The Securities and Exchange Commission organized an Advisory Committee on Small and Emerging Companies to provide the SEC with advice on its rules, regulations and policies as they relate to emerging privately held small businesses and publicly traded companies with less than $200 million in public market capitalization. The Advisory Committee issued its recommendations to the SEC Chair, Mary Jo White back on September 23, 2015:
- Persons receiving transaction-based compensation solely for providing names of or introductions to prospective investors are not subject to registration as a broker.
- Intermediaries that are actively involved in discussions, negotiations and structuring, and solicitation of prospective investors for private financings, are exempt from broker registration at the federal level, conditioned upon registration as a broker under State law.

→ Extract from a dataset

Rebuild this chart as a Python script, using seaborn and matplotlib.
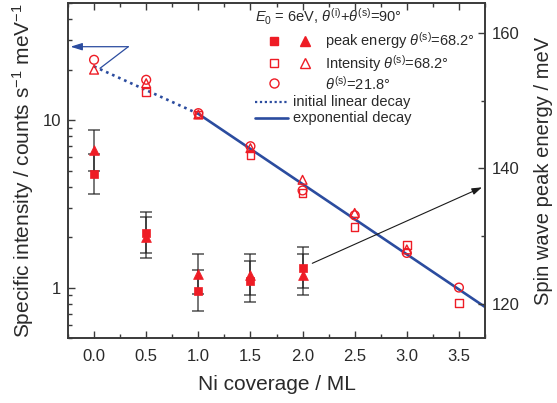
import numpy as np
import pandas as pd
import matplotlib
matplotlib.use("Agg")
import matplotlib.pyplot as plt
from matplotlib.lines import Line2D
import seaborn as sns

# ---- data ---------------------------------------------------------------
coverage = [0.0, 0.5, 1.0, 1.5, 2.0, 2.5, 3.0, 3.5]

# specific intensity (counts s^-1 meV^-1), theta_s = 68.2 deg
intensity_square = [np.nan, 14.7, 10.8, 6.2, 3.68, 2.30, 1.80, 0.81]
intensity_triangle = [20.0, 16.6, 10.8, 6.8, 4.4, 2.79, 1.69, np.nan]
# specific intensity, theta_s = 21.8 deg
intensity_circle = [22.9, 17.4, 11.0, 6.98, 3.8, 2.70, 1.61, 1.0]

# spin wave peak energy (meV), theta_s = 68.2 deg
peak_coverage = [0.0, 0.5, 1.0, 1.5, 2.0]
peak_square = [139.2, 130.5, 121.9, 123.3, 125.3]
peak_triangle = [142.7, 129.8, 124.4, 124.3, 124.3]
peak_error = [3.0, 3.0, 3.0, 3.0, 3.0]

# decay fits
linear_x = [0.0, 1.0]
linear_y = [20.9, 10.9]
expo_x = [1.0, 3.75]
expo_y = [10.9, 0.766]

x_ticks = [0.0, 0.5, 1.0, 1.5, 2.0, 2.5, 3.0, 3.5]
right_ticks = [120, 140, 160]

# ---- style --------------------------------------------------------------
sns.set_style("ticks")
plt.rcParams["font.family"] = ["Liberation Sans", "DejaVu Sans"]
plt.rcParams["mathtext.fontset"] = "custom"
plt.rcParams["mathtext.rm"] = "Liberation Sans"
plt.rcParams["mathtext.it"] = "Liberation Sans:italic"
plt.rcParams["mathtext.bf"] = "Liberation Sans:bold"

RED = "#ee1c25"
BLUE = "#2b4c9f"
INK = "#2a2a2a"
W, H = 557, 403

def fx(px):
    return px / W

def fy(py):
    return 1 - py / H

fig = plt.figure(figsize=(W / 100, H / 100), dpi=100)
ax = fig.add_axes([fx(68), fy(338), fx(485) - fx(68), fy(3) - fy(338)])
ax2 = ax.twinx()

# ---- intensity (left, log axis) ----------------------------------------
sns.lineplot(x=linear_x, y=linear_y, ax=ax, color=BLUE, lw=1.9,
             linestyle=(0, (1, 1.5)), zorder=2)
sns.lineplot(x=expo_x, y=expo_y, ax=ax, color=BLUE, lw=1.9, zorder=2)

for vals, mk, sz in [(intensity_square, "s", 30), (intensity_triangle, "^", 40),
                     (intensity_circle, "o", 40)]:
    df = pd.DataFrame({"x": coverage, "y": vals}).dropna()
    sns.scatterplot(data=df, x="x", y="y", ax=ax, marker=mk, s=sz,
                    facecolors="none", edgecolors=RED, linewidths=1.0,
                    zorder=3)

ax.set_yscale("log")
ax.set_xlim(-0.25, 3.75)
ax.set_ylim(0.5, 50)
ax.set_xticks(x_ticks)
ax.set_xticklabels([f"{v:.1f}" for v in x_ticks])
ax.xaxis.set_minor_locator(matplotlib.ticker.MultipleLocator(0.25))
ax.set_yticks([1, 10])
ax.set_yticklabels(["1", "10"])
ax.yaxis.set_minor_locator(matplotlib.ticker.LogLocator(base=10, subs=np.arange(2, 10)))
ax.yaxis.set_minor_formatter(matplotlib.ticker.NullFormatter())

ax.set_xlabel("Ni coverage / ML", fontsize=15, color=INK, labelpad=8)
ax.set_ylabel(r"Specific intensity / counts s$^{-1}$ meV$^{-1}$", fontsize=15,
              color=INK, labelpad=5)

# ---- peak energy (right axis) ------------------------------------------
for vals in (peak_triangle, peak_square):
    ax2.errorbar(peak_coverage, vals, yerr=peak_error, fmt="none",
                 ecolor="#1e1e1e", alpha=0.7, elinewidth=1.2, capsize=4,
                 capthick=1.2, zorder=2)
sns.scatterplot(x=peak_coverage, y=peak_square, ax=ax2, marker="s", s=38,
                color=RED, edgecolor=RED, linewidth=0.5, zorder=4)
sns.scatterplot(x=peak_coverage, y=peak_triangle, ax=ax2, marker="^", s=50,
                color=RED, edgecolor=RED, linewidth=0.5, zorder=4)
ax2.set_ylim(114.9, 164.5)
ax2.set_yticks(right_ticks)
ax2.yaxis.set_minor_locator(matplotlib.ticker.MultipleLocator(10))
ax2.set_ylabel("Spin wave peak energy / meV", fontsize=14.5, color=INK,
               labelpad=10)

for a in (ax, ax2):
    for s in a.spines.values():
        s.set_color("#3a3a3a")
        s.set_linewidth(1.2)
    a.tick_params(which="both", direction="in", color="#3a3a3a", width=1.0,
                  labelsize=12, labelcolor=INK)
    a.tick_params(which="major", length=5)
    a.tick_params(which="minor", length=3)
ax.tick_params(which="both", top=True, right=False)
ax.tick_params(axis="x", pad=8)
ax.tick_params(axis="y", pad=5)
ax2.tick_params(axis="y", pad=5)

# ---- annotation arrows ---------------------------------------------------
fig.add_artist(Line2D([fx(100), fx(128.3)], [fy(68.3), fy(46.7)],
                      color=BLUE, lw=0.9))
ax.annotate("", xy=(fx(70.5), fy(46.7)), xytext=(fx(128.3), fy(46.7)),
            xycoords="figure fraction", textcoords="figure fraction",
            arrowprops=dict(arrowstyle="-|>,head_length=0.7,head_width=0.22",
                            color=BLUE, lw=0.9, shrinkA=0, shrinkB=0))
ax.annotate("", xy=(fx(482), fy(187.3)), xytext=(fx(312.3), fy(263.3)),
            xycoords="figure fraction", textcoords="figure fraction",
            arrowprops=dict(arrowstyle="-|>,head_length=0.6,head_width=0.2",
                            color="#1a1a1a", lw=0.8, shrinkA=0, shrinkB=0))

# ---- key ---------------------------------------------------------------
key_fs = 10.5
fig.text(fx(255), fy(17), r"$E_{\mathit{0}}$ = 6eV, $\theta^{\rm (i)}$+$\theta^{\rm (s)}$=90°",
         fontsize=key_fs, color=INK, va="center", ha="left")
rows = [
    (40.7, dict(marker="s", color=RED, markersize=6, linestyle="none"),
     dict(marker="^", color=RED, markersize=7, linestyle="none"),
     r"peak energy $\theta^{\rm (s)}$=68.2°"),
    (63.3, dict(marker="s", markerfacecolor="none", markeredgecolor=RED,
                markersize=6, linestyle="none", markeredgewidth=1.0),
     dict(marker="^", markerfacecolor="none", markeredgecolor=RED,
          markersize=7, linestyle="none", markeredgewidth=1.0),
     r"Intensity $\theta^{\rm (s)}$=68.2°"),
    (83.3, dict(marker="o", markerfacecolor="none", markeredgecolor=RED,
                markersize=6.5, linestyle="none", markeredgewidth=1.0),
     None, r"$\theta^{\rm (s)}$=21.8°"),
]
for yy, m1, m2, label in rows:
    fig.add_artist(Line2D([fx(274)], [fy(yy)], **m1))
    if m2 is not None:
        fig.add_artist(Line2D([fx(305)], [fy(yy)], **m2))
    fig.text(fx(325), fy(yy), label, fontsize=key_fs, color=INK,
             va="center", ha="left")

fig.add_artist(Line2D([fx(255), fx(288)], [fy(101.7), fy(101.7)], color=BLUE,
                      lw=1.6, linestyle=(0, (1, 1.2))))
fig.text(fx(293), fy(101.7), "initial linear decay", fontsize=key_fs,
         color=INK, va="center", ha="left")
fig.add_artist(Line2D([fx(255), fx(288)], [fy(118.3), fy(118.3)], color=BLUE,
                      lw=1.9))
fig.text(fx(293), fy(118.3), "exponential decay", fontsize=key_fs,
         color=INK, va="center", ha="left")

fig.savefig("out.png", dpi=100)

- The SEC undertake a joint effort with the North American Securities Administrators Association and the Financial Industry Regulatory Authority to ensure coordinated State regulation related to small businesses.
- The SEC should immediately take incremental steps to begin to address issues regarding regulation of intermediaries in small business capital formation transactions, rather than wait until development of a comprehensive solution.The Advisory Committee’s letter to Chair White, including the recommendations, can be found here.
Although the SEC has yet to officially adopt these recommendations, Chair White indicated at the February 26, 2016 meeting of the Advisory Committee that various divisions within the SEC were continuing to review the issues raised by these recommendations. A link to Chair White’s remarks from the February 26 Advisory Committee meeting can be found here.
Hopefully, the SEC will adopt the Advisory Committee’s recommendations, which will facilitate the ability of small and emerging companies to raise necessary capital.